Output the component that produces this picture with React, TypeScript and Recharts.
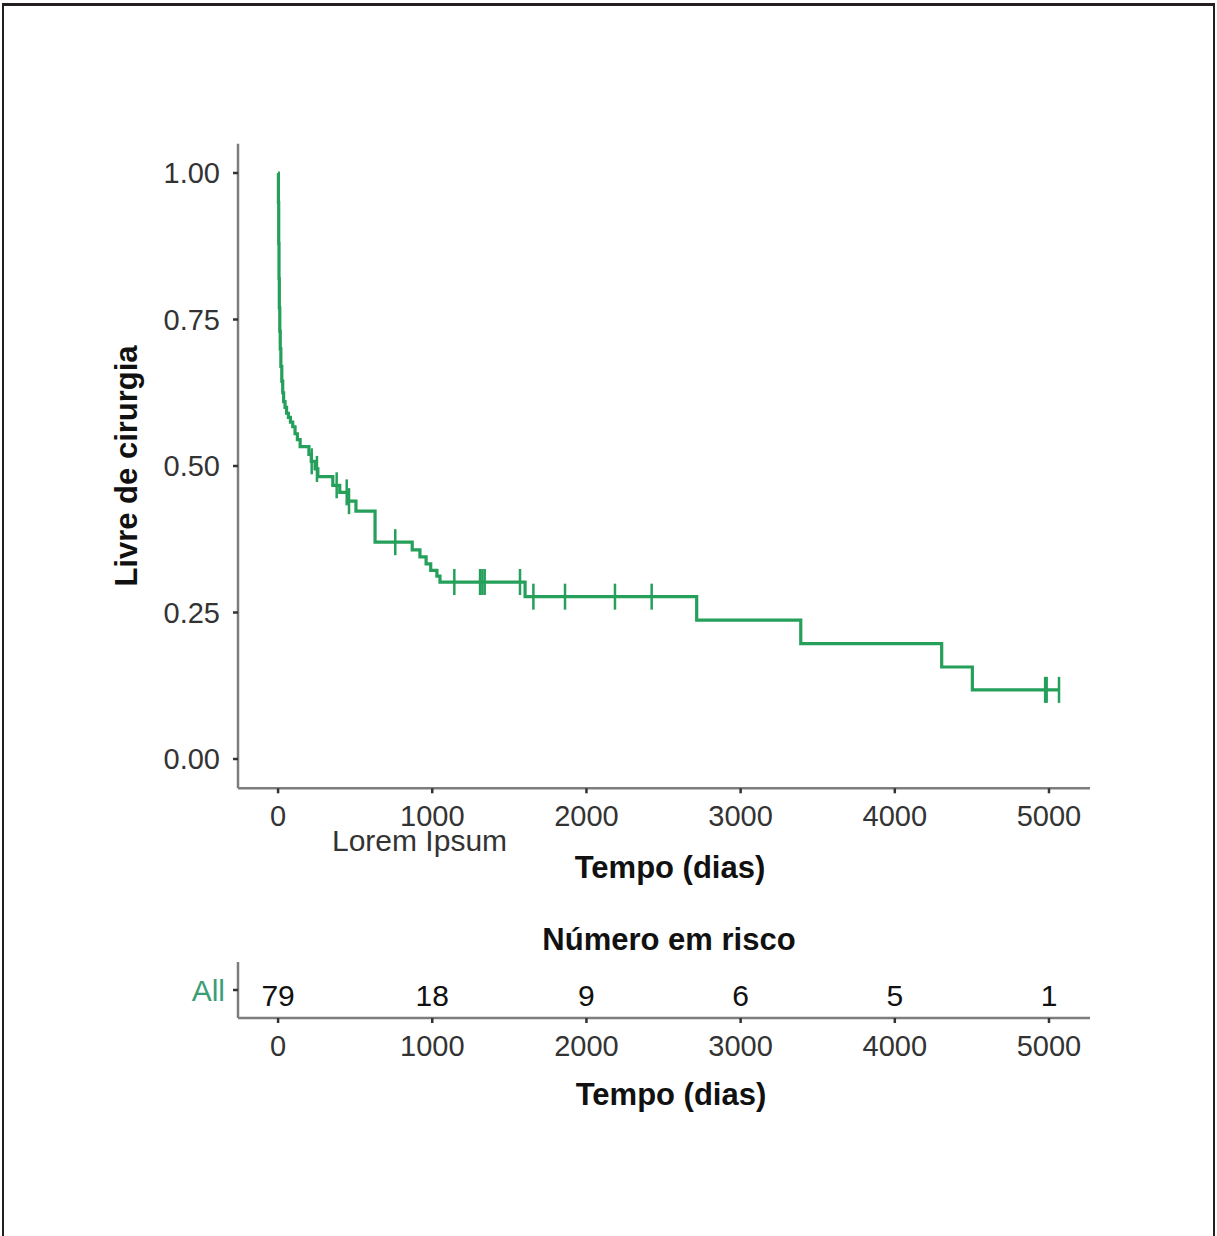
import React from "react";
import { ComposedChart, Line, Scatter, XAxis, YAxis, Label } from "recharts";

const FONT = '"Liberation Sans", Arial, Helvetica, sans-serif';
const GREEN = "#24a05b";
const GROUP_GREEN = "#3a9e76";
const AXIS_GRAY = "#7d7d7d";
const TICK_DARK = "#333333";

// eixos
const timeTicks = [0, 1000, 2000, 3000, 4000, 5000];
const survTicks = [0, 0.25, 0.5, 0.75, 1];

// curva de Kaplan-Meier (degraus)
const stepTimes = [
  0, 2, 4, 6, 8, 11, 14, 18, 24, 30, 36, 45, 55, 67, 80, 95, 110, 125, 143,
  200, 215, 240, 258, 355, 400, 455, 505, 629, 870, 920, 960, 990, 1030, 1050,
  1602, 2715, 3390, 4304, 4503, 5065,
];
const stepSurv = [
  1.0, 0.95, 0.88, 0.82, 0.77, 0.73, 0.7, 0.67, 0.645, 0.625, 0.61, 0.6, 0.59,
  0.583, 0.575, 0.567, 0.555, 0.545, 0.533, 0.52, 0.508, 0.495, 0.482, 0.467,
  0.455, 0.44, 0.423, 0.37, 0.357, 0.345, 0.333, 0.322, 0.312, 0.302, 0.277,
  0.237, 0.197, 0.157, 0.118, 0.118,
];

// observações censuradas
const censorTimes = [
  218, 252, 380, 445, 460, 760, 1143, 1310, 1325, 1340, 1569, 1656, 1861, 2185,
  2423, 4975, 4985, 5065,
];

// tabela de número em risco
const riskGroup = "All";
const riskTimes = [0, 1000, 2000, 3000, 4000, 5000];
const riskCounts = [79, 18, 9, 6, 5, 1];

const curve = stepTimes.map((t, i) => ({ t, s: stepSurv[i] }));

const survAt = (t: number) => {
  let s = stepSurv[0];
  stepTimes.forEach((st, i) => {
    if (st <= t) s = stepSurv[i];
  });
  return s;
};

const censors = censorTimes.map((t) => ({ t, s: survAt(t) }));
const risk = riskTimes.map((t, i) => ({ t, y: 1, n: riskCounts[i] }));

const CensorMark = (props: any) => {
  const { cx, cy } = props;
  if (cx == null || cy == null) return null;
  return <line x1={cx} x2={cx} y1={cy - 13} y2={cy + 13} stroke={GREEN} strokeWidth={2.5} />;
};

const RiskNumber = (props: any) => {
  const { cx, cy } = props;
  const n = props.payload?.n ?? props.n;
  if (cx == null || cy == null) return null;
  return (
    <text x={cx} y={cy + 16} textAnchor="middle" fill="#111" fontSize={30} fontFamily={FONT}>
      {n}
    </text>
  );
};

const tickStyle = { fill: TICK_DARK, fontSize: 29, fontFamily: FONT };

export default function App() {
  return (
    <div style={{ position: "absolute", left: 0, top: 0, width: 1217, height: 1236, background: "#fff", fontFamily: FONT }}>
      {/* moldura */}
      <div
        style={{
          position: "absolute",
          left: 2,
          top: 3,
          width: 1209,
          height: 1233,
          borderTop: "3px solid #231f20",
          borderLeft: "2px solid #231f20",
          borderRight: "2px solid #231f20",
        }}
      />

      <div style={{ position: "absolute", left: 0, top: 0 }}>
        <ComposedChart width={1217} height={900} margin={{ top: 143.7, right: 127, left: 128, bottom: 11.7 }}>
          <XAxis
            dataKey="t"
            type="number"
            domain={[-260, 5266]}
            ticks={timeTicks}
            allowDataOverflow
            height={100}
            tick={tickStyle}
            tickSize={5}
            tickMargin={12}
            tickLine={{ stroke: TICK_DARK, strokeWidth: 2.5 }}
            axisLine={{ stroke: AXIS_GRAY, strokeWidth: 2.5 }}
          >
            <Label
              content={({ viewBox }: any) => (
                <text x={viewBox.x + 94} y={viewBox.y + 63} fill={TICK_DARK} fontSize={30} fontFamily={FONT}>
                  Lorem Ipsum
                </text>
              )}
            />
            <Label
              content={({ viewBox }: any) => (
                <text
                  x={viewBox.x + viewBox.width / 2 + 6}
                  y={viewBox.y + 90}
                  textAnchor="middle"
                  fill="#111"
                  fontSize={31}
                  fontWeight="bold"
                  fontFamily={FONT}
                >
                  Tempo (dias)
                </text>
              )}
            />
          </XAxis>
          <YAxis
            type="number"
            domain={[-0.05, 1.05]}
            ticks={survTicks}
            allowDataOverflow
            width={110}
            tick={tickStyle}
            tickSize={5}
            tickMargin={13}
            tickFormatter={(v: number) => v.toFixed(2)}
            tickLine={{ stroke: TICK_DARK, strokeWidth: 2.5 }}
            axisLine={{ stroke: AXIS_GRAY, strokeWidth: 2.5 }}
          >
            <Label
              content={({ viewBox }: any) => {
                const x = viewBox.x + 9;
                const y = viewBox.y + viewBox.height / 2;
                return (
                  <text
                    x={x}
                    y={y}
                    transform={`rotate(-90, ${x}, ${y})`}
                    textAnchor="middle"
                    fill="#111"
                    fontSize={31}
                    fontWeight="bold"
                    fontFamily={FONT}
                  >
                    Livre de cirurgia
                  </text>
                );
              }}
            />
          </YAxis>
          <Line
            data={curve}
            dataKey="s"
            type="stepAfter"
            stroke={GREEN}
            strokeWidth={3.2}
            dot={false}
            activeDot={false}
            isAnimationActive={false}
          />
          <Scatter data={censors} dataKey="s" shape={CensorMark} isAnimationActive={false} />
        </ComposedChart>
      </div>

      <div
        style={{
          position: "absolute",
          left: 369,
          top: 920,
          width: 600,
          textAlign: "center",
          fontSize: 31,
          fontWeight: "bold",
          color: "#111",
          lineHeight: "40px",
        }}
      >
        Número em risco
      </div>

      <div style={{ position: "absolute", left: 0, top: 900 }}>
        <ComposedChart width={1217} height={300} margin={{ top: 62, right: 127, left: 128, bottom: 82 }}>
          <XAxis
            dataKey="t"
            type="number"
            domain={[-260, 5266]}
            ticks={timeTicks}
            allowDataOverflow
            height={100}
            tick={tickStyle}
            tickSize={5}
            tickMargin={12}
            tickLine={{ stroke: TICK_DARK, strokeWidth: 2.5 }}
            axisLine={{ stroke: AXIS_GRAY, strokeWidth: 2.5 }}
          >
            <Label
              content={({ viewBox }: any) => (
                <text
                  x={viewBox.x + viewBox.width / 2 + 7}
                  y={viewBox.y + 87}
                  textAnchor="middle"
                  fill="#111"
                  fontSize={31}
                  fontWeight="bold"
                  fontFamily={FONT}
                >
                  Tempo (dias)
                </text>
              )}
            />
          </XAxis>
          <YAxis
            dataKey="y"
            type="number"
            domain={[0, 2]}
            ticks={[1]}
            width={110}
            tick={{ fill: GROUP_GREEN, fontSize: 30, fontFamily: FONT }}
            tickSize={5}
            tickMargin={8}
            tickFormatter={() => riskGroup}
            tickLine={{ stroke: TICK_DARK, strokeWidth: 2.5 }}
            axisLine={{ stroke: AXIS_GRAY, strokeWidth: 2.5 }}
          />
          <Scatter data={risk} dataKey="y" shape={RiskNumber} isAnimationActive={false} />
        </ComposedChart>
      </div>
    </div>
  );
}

┄┄┄┄┄┄┄┄┄┄

● **PROBLEM**
Omitting all images, print the listing exactly.

● **RESPONSE TO THIS TASK**
Output the component that produces this picture with React, TypeScript and Recharts.
import React from "react";
import { ComposedChart, Line, Scatter, XAxis, YAxis, Label } from "recharts";

const FONT = '"Liberation Sans", Arial, Helvetica, sans-serif';
const GREEN = "#24a05b";
const GROUP_GREEN = "#3a9e76";
const AXIS_GRAY = "#7d7d7d";
const TICK_DARK = "#333333";

// eixos
const timeTicks = [0, 1000, 2000, 3000, 4000, 5000];
const survTicks = [0, 0.25, 0.5, 0.75, 1];

// curva de Kaplan-Meier (degraus)
const stepTimes = [
  0, 2, 4, 6, 8, 11, 14, 18, 24, 30, 36, 45, 55, 67, 80, 95, 110, 125, 143,
  200, 215, 240, 258, 355, 400, 455, 505, 629, 870, 920, 960, 990, 1030, 1050,
  1602, 2715, 3390, 4304, 4503, 5065,
];
const stepSurv = [
  1.0, 0.95, 0.88, 0.82, 0.77, 0.73, 0.7, 0.67, 0.645, 0.625, 0.61, 0.6, 0.59,
  0.583, 0.575, 0.567, 0.555, 0.545, 0.533, 0.52, 0.508, 0.495, 0.482, 0.467,
  0.455, 0.44, 0.423, 0.37, 0.357, 0.345, 0.333, 0.322, 0.312, 0.302, 0.277,
  0.237, 0.197, 0.157, 0.118, 0.118,
];

// observações censuradas
const censorTimes = [
  218, 252, 380, 445, 460, 760, 1143, 1310, 1325, 1340, 1569, 1656, 1861, 2185,
  2423, 4975, 4985, 5065,
];

// tabela de número em risco
const riskGroup = "All";
const riskTimes = [0, 1000, 2000, 3000, 4000, 5000];
const riskCounts = [79, 18, 9, 6, 5, 1];

const curve = stepTimes.map((t, i) => ({ t, s: stepSurv[i] }));

const survAt = (t: number) => {
  let s = stepSurv[0];
  stepTimes.forEach((st, i) => {
    if (st <= t) s = stepSurv[i];
  });
  return s;
};

const censors = censorTimes.map((t) => ({ t, s: survAt(t) }));
const risk = riskTimes.map((t, i) => ({ t, y: 1, n: riskCounts[i] }));

const CensorMark = (props: any) => {
  const { cx, cy } = props;
  if (cx == null || cy == null) return null;
  return <line x1={cx} x2={cx} y1={cy - 13} y2={cy + 13} stroke={GREEN} strokeWidth={2.5} />;
};

const RiskNumber = (props: any) => {
  const { cx, cy } = props;
  const n = props.payload?.n ?? props.n;
  if (cx == null || cy == null) return null;
  return (
    <text x={cx} y={cy + 16} textAnchor="middle" fill="#111" fontSize={30} fontFamily={FONT}>
      {n}
    </text>
  );
};

const tickStyle = { fill: TICK_DARK, fontSize: 29, fontFamily: FONT };

export default function App() {
  return (
    <div style={{ position: "absolute", left: 0, top: 0, width: 1217, height: 1236, background: "#fff", fontFamily: FONT }}>
      {/* moldura */}
      <div
        style={{
          position: "absolute",
          left: 2,
          top: 3,
          width: 1209,
          height: 1233,
          borderTop: "3px solid #231f20",
          borderLeft: "2px solid #231f20",
          borderRight: "2px solid #231f20",
        }}
      />

      <div style={{ position: "absolute", left: 0, top: 0 }}>
        <ComposedChart width={1217} height={900} margin={{ top: 143.7, right: 127, left: 128, bottom: 11.7 }}>
          <XAxis
            dataKey="t"
            type="number"
            domain={[-260, 5266]}
            ticks={timeTicks}
            allowDataOverflow
            height={100}
            tick={tickStyle}
            tickSize={5}
            tickMargin={12}
            tickLine={{ stroke: TICK_DARK, strokeWidth: 2.5 }}
            axisLine={{ stroke: AXIS_GRAY, strokeWidth: 2.5 }}
          >
            <Label
              content={({ viewBox }: any) => (
                <text x={viewBox.x + 94} y={viewBox.y + 63} fill={TICK_DARK} fontSize={30} fontFamily={FONT}>
                  Lorem Ipsum
                </text>
              )}
            />
            <Label
              content={({ viewBox }: any) => (
                <text
                  x={viewBox.x + viewBox.width / 2 + 6}
                  y={viewBox.y + 90}
                  textAnchor="middle"
                  fill="#111"
                  fontSize={31}
                  fontWeight="bold"
                  fontFamily={FONT}
                >
                  Tempo (dias)
                </text>
              )}
            />
          </XAxis>
          <YAxis
            type="number"
            domain={[-0.05, 1.05]}
            ticks={survTicks}
            allowDataOverflow
            width={110}
            tick={tickStyle}
            tickSize={5}
            tickMargin={13}
            tickFormatter={(v: number) => v.toFixed(2)}
            tickLine={{ stroke: TICK_DARK, strokeWidth: 2.5 }}
            axisLine={{ stroke: AXIS_GRAY, strokeWidth: 2.5 }}
          >
            <Label
              content={({ viewBox }: any) => {
                const x = viewBox.x + 9;
                const y = viewBox.y + viewBox.height / 2;
                return (
                  <text
                    x={x}
                    y={y}
                    transform={`rotate(-90, ${x}, ${y})`}
                    textAnchor="middle"
                    fill="#111"
                    fontSize={31}
                    fontWeight="bold"
                    fontFamily={FONT}
                  >
                    Livre de cirurgia
                  </text>
                );
              }}
            />
          </YAxis>
          <Line
            data={curve}
            dataKey="s"
            type="stepAfter"
            stroke={GREEN}
            strokeWidth={3.2}
            dot={false}
            activeDot={false}
            isAnimationActive={false}
          />
          <Scatter data={censors} dataKey="s" shape={CensorMark} isAnimationActive={false} />
        </ComposedChart>
      </div>

      <div
        style={{
          position: "absolute",
          left: 369,
          top: 920,
          width: 600,
          textAlign: "center",
          fontSize: 31,
          fontWeight: "bold",
          color: "#111",
          lineHeight: "40px",
        }}
      >
        Número em risco
      </div>

      <div style={{ position: "absolute", left: 0, top: 900 }}>
        <ComposedChart width={1217} height={300} margin={{ top: 62, right: 127, left: 128, bottom: 82 }}>
          <XAxis
            dataKey="t"
            type="number"
            domain={[-260, 5266]}
            ticks={timeTicks}
            allowDataOverflow
            height={100}
            tick={tickStyle}
            tickSize={5}
            tickMargin={12}
            tickLine={{ stroke: TICK_DARK, strokeWidth: 2.5 }}
            axisLine={{ stroke: AXIS_GRAY, strokeWidth: 2.5 }}
          >
            <Label
              content={({ viewBox }: any) => (
                <text
                  x={viewBox.x + viewBox.width / 2 + 7}
                  y={viewBox.y + 87}
                  textAnchor="middle"
                  fill="#111"
                  fontSize={31}
                  fontWeight="bold"
                  fontFamily={FONT}
                >
                  Tempo (dias)
                </text>
              )}
            />
          </XAxis>
          <YAxis
            dataKey="y"
            type="number"
            domain={[0, 2]}
            ticks={[1]}
            width={110}
            tick={{ fill: GROUP_GREEN, fontSize: 30, fontFamily: FONT }}
            tickSize={5}
            tickMargin={8}
            tickFormatter={() => riskGroup}
            tickLine={{ stroke: TICK_DARK, strokeWidth: 2.5 }}
            axisLine={{ stroke: AXIS_GRAY, strokeWidth: 2.5 }}
          />
          <Scatter data={risk} dataKey="y" shape={RiskNumber} isAnimationActive={false} />
        </ComposedChart>
      </div>
    </div>
  );
}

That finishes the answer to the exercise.